Разница в том, что Жорж Руо писал не живописных бродяг, не портрет сумасшедшего времени, а свой буквальный автопортрет: клоун – это он сам. Он даже не удосужился нарисовать себе красный нос: просто рисовал свой портрет и подписывал «клоун». Точно так же жизнеописание и портрет Ганса Шнира (героя романа Бёлля «Глазами клоуна») нисколько не напоминает клоунаду. Почему лицо Жоржа Руо – это лицо клоуна? Почему взгляд Бёлля на общество капиталистической Германии – это взгляд глазами клоуна? Не потому ли, что взгляд ангажированного человека не способен видеть суть вещей и лишь глазами клоуна можно суть увидеть?
Католическое вероисповедание в послевоенной Европе для Жоржа Руо и для Генриха Бёлля значило следующее: христианство должно быть наднациональным, трактовать Божественные заповеди через историю одного народа, одной страны, одной семьи – значит не заметить страдания другого. Без сомнения, в случае Бёлля художник видел прямую перекличку проповедей национального пророка Лютера («Боевая проповедь против турок») и речей национального вождя Гитлера. Генрих Бёлль шел в отрицании «немецкой составляющей» веры до шокирующих обывателя образов: он сделал немку, героиню романа «Групповой портрет с дамой», последовательно возлюбленной русского, турка и террориста, возмутителя спокойствия буржуазной Европы. По Бёллю, вера христианина в том, чтобы растворить свою любовь в ответственности за всех людей, сострадать всем угнетенным и униженным. «Нет уже иудея, ни язычника; нет раба, ни свободного; нет мужеского пола, ни женского: ибо все вы одно во Христе Иисусе», – говорит апостол Павел в послании к галатам. Сочетание социальной и сугубо религиозной тематики в картинах Руо вызвано ровно этим же обстоятельством.
«Я молчаливый друг тех, кто трудится напряженно и упорно, я плющ вечной скорби, цепляющийся за облезлую стену, за которой непокорное человечество скрывает свои пороки и свои добродетели. Христианин в эти опасные годы, я верю только в Иисуса на кресте, христианина древних времен» – это из автобиографии самого Руо. Сказано несколько выспренно – в те годы художник много общался с великим христианским философом Жаком Маритеном, до известной степени перенял его стиль. Маритен годами был моложе, но стал его учителем.
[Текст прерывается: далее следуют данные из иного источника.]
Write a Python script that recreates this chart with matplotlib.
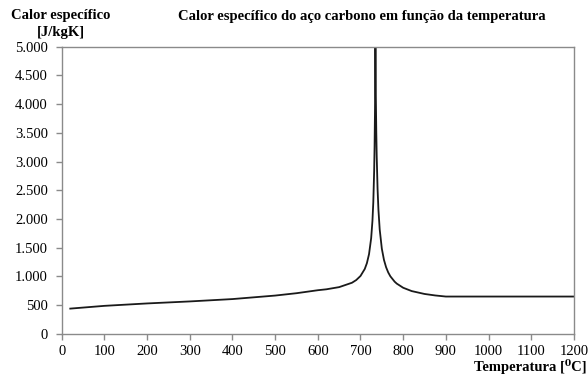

Бог послал Жоржу Руо долгую жизнь, великие художники иногда живут долго. Видимо, постоянная ремесленная работа помогает сохранить здоровье. Он прожил с 1871 до 1958 года, то есть его век формально охватил все, что произошло с западным христианским миром в Новой истории, его время обнимает все три франко-прусские войны (и Первая, и Вторая мировые войны начались как франко-германские, а война 1870–1871 годов так и называется – Франко-прусской), все революции, утопии и диктатуры. В 1948 году на фоне победы над фашизмом и всеобщего ликования Жорж Руо (ему уже семьдесят семь, он старик) написал один из самых безрадостных холстов в истории искусств, воспринимать его как итог размышлений об истории не хочется, но что делать? «Homo homini lupus» – это написал человек верующий; подводя итог жизни, старик нарисовал повешенного. Виселица на все времена, написанная уже после освобождения Парижа, пугает. Руо ведь не был ни трусом, ни паникером: из Парижа во время оккупации не уехал, за признанием не гонялся, вера его всегда спасала – и в годы нищеты тоже; а он прошел и через нищету. В его жизни был малоприятный эпизод: наследники его галериста Воллара не желали после смерти галериста возвращать картины, находившиеся на сохранении в галерее – общее число достигало семи сотен. Руо и это пережил, а не всякий художник такое выдержит. Словом, он всякое видел. И вот этот верующий человек, умеющий противопоставить молитву горю, пишет виселицу и под ней такие страшные слова: «Человек человеку волк». Как-то это не по-христиански звучит.